## Exercise prompt
Starting at the top of the entries below, write out each line up to and including the one containing "color='#f1f1f6', edgecolor='#8a8a8a', linewidth=1.4)". Leave the pictures out.

_ _ _ _

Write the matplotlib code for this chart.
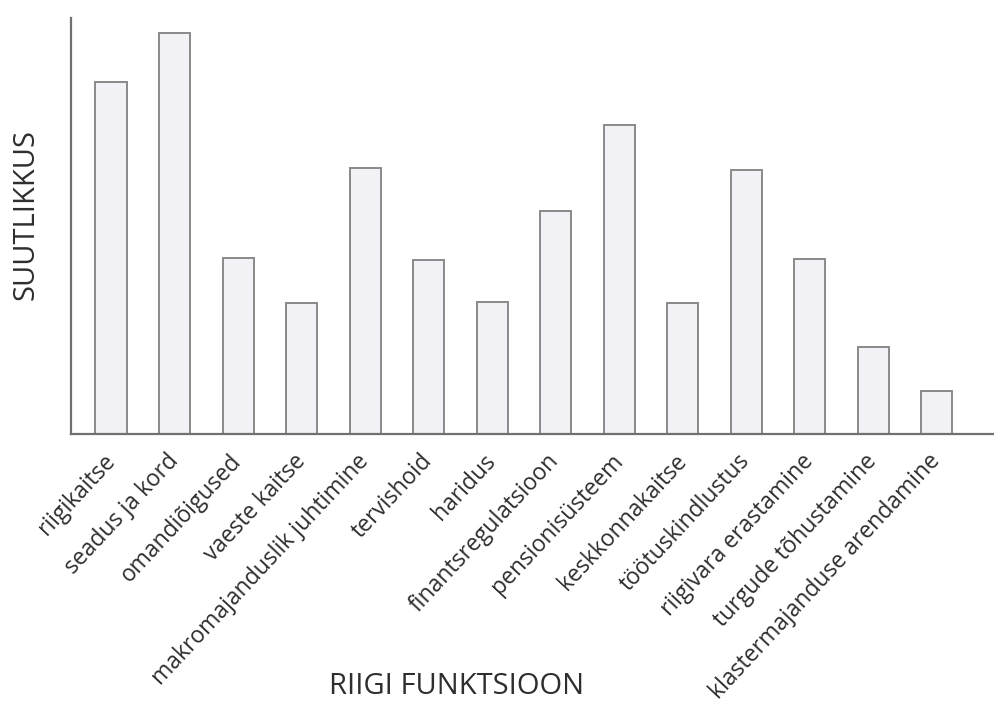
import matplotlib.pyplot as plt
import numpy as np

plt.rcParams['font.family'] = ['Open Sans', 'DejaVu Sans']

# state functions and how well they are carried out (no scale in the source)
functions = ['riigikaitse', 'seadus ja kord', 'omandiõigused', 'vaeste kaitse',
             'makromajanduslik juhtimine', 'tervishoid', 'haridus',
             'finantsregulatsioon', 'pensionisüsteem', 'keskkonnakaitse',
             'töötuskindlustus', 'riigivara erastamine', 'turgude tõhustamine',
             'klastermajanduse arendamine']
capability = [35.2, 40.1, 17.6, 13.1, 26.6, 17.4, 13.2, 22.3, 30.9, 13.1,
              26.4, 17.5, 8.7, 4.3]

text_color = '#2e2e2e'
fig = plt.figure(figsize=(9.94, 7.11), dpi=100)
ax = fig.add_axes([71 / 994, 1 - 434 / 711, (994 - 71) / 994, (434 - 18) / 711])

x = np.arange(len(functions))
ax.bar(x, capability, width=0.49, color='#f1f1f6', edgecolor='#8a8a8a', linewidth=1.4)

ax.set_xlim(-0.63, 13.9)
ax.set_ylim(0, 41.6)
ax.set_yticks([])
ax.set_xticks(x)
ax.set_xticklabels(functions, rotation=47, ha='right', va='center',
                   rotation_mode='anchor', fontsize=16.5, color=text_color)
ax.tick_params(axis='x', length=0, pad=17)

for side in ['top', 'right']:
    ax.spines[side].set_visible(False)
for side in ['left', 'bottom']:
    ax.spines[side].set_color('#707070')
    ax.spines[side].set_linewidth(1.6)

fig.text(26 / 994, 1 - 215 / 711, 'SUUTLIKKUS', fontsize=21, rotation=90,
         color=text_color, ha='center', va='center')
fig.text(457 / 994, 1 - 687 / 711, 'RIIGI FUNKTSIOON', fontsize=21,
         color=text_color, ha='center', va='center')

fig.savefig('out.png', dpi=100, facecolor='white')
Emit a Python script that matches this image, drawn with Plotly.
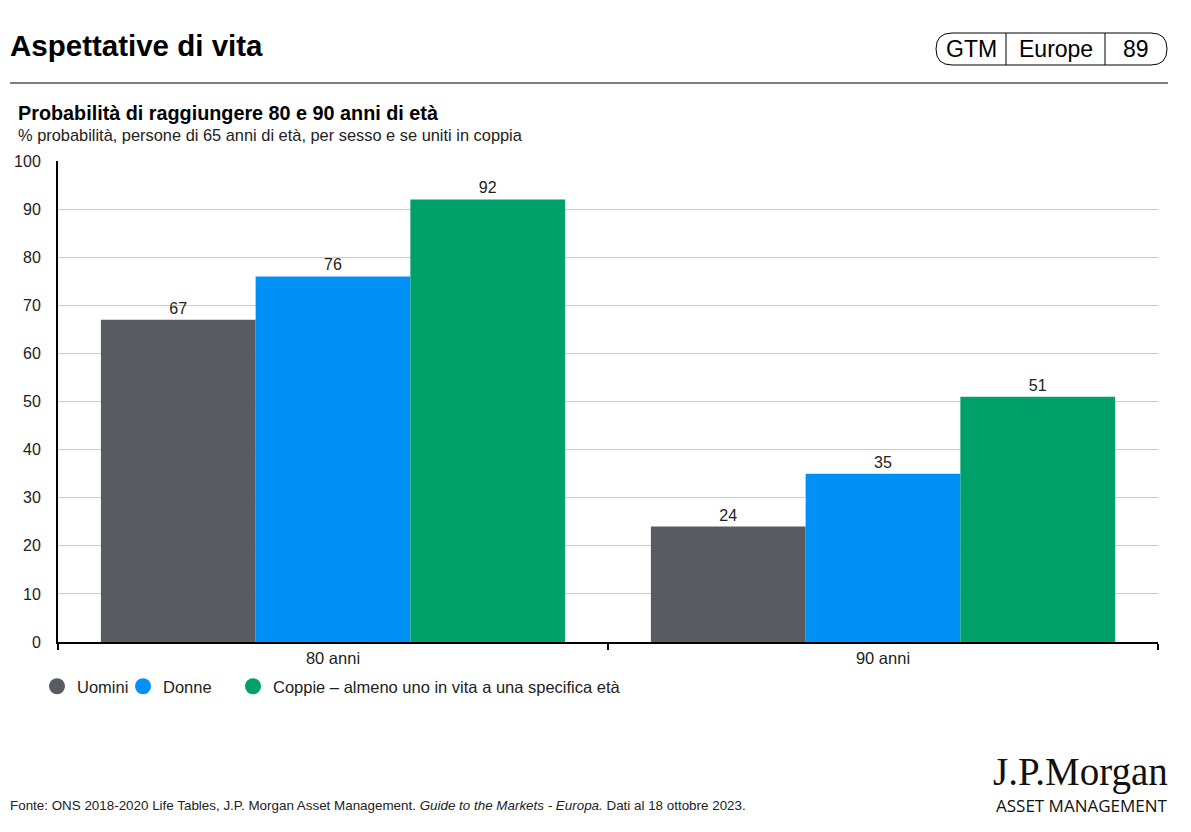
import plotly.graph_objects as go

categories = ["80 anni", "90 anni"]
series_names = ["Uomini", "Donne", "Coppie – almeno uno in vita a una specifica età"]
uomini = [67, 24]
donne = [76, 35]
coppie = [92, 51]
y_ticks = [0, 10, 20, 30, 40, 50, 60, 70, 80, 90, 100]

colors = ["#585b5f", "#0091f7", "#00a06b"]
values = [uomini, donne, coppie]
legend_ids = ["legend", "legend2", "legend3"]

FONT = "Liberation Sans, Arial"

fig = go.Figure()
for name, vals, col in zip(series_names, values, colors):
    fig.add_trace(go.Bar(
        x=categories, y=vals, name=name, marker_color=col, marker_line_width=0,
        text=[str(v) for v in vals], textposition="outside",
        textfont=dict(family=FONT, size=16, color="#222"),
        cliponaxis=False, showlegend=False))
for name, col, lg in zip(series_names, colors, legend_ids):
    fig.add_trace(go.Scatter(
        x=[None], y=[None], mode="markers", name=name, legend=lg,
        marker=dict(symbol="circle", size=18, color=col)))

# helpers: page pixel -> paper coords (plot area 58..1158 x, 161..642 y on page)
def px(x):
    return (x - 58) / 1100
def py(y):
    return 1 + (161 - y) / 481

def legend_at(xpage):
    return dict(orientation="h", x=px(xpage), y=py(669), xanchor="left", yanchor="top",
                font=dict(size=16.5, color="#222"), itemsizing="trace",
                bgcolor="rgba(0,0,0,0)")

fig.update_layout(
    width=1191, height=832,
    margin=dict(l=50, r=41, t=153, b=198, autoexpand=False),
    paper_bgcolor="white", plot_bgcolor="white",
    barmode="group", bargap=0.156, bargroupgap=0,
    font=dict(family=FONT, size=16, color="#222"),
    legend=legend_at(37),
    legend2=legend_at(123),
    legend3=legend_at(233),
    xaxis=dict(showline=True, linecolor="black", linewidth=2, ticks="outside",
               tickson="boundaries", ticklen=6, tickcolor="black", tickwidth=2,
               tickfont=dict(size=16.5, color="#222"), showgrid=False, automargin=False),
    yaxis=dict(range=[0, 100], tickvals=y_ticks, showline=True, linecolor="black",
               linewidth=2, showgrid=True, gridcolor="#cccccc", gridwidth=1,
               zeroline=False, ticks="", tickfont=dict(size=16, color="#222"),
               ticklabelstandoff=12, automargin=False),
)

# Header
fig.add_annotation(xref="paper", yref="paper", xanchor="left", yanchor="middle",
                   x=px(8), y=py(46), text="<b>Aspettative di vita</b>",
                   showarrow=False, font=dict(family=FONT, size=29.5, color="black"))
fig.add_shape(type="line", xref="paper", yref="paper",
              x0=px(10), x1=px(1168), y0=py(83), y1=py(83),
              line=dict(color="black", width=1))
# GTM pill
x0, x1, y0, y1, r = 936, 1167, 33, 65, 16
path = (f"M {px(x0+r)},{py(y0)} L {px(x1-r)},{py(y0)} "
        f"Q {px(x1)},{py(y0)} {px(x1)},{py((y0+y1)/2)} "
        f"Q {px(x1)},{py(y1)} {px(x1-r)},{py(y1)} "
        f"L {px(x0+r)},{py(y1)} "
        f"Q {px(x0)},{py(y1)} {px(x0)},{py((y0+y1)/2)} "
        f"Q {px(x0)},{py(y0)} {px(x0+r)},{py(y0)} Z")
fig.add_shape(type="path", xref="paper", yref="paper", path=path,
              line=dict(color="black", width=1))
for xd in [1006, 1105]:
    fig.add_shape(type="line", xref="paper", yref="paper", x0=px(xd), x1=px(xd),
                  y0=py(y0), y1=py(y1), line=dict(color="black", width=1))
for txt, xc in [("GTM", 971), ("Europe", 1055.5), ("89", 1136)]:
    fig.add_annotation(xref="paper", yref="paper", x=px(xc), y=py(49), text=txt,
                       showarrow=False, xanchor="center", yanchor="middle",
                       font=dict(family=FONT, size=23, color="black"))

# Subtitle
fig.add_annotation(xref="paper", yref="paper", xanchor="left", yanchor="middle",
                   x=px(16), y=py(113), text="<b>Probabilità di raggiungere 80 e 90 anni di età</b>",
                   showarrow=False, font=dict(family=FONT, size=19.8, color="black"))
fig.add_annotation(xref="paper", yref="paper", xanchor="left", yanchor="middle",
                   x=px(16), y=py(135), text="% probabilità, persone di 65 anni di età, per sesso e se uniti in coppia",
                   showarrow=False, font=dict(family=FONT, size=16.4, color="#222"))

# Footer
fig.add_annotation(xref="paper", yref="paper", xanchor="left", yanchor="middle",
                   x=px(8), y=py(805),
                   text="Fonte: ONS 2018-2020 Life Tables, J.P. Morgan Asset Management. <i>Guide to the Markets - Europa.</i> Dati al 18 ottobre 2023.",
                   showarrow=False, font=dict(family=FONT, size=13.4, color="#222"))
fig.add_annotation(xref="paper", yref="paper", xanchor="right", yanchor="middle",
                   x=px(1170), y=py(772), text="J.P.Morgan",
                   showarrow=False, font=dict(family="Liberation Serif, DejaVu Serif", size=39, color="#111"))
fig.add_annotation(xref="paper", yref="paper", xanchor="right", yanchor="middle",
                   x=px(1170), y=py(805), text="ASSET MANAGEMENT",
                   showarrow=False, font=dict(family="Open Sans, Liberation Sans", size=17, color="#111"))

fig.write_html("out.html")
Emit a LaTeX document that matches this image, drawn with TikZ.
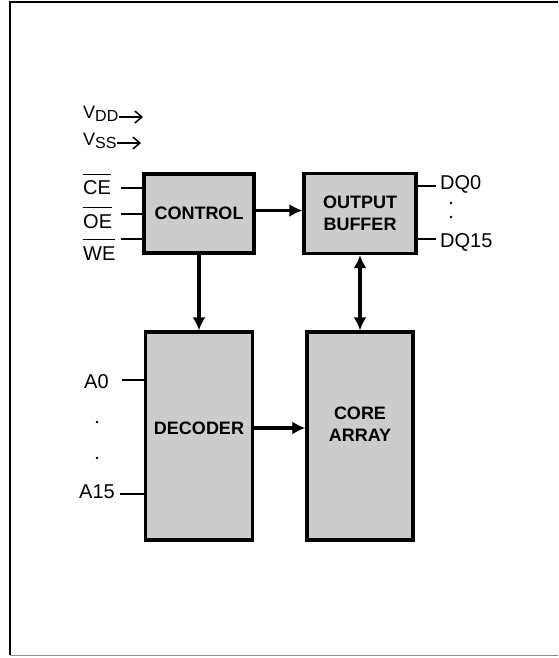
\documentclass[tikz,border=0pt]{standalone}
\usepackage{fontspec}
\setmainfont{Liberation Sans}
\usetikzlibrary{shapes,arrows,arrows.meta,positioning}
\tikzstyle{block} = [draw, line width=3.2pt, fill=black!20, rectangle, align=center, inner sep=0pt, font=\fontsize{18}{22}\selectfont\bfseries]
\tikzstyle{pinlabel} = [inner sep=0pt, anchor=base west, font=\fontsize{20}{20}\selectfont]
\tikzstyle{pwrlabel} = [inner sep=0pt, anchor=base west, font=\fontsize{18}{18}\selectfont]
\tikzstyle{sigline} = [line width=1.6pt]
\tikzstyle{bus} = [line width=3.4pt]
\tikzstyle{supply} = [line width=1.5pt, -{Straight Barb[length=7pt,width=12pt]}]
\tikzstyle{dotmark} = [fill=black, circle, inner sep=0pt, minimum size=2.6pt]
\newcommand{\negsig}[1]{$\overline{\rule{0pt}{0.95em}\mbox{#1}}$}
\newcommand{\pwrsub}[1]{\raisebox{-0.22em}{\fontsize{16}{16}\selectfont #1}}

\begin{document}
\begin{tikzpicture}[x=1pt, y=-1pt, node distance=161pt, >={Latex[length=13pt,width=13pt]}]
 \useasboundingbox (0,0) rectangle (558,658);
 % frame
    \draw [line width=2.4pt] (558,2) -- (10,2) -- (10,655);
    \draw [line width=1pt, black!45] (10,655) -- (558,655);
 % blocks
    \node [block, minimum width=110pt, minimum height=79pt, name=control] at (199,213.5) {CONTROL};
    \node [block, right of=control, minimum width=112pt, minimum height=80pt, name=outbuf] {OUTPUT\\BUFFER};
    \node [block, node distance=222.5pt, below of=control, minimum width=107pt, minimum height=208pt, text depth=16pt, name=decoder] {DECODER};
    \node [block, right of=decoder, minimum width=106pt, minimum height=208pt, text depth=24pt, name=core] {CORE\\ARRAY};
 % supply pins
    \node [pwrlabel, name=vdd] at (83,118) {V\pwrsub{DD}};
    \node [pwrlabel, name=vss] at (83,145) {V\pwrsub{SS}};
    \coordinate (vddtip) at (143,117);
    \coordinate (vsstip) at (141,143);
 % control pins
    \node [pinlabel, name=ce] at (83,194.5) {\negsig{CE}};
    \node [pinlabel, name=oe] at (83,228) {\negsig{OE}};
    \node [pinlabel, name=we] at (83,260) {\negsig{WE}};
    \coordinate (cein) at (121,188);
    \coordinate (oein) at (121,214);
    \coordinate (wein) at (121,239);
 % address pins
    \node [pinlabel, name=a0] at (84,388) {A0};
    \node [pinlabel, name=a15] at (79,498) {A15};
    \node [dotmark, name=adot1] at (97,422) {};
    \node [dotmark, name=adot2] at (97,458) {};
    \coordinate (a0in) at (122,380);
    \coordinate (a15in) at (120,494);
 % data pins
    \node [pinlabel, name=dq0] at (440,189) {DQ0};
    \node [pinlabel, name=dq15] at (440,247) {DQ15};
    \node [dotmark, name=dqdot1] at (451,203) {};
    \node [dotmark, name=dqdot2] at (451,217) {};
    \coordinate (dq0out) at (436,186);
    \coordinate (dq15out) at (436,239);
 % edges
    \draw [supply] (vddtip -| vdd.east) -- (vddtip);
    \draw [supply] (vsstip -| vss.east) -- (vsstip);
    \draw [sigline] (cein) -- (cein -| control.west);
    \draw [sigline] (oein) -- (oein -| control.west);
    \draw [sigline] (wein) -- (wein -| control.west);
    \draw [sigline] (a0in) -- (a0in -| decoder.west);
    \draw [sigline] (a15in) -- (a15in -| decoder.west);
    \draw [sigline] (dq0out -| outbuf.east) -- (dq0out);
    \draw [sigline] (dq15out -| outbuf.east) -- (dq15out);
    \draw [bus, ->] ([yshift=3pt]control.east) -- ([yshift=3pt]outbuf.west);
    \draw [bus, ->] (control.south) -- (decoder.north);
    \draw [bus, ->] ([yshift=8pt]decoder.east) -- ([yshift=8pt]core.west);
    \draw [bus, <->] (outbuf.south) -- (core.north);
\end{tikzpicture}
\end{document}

_ _ _ _

## Exercise output
Write the matplotlib code for this chart.
import matplotlib.pyplot as plt
import numpy as np

plt.rcParams['font.family'] = ['Open Sans', 'DejaVu Sans']

# state functions and how well they are carried out (no scale in the source)
functions = ['riigikaitse', 'seadus ja kord', 'omandiõigused', 'vaeste kaitse',
             'makromajanduslik juhtimine', 'tervishoid', 'haridus',
             'finantsregulatsioon', 'pensionisüsteem', 'keskkonnakaitse',
             'töötuskindlustus', 'riigivara erastamine', 'turgude tõhustamine',
             'klastermajanduse arendamine']
capability = [35.2, 40.1, 17.6, 13.1, 26.6, 17.4, 13.2, 22.3, 30.9, 13.1,
              26.4, 17.5, 8.7, 4.3]

text_color = '#2e2e2e'
fig = plt.figure(figsize=(9.94, 7.11), dpi=100)
ax = fig.add_axes([71 / 994, 1 - 434 / 711, (994 - 71) / 994, (434 - 18) / 711])

x = np.arange(len(functions))
ax.bar(x, capability, width=0.49, color='#f1f1f6', edgecolor='#8a8a8a', linewidth=1.4)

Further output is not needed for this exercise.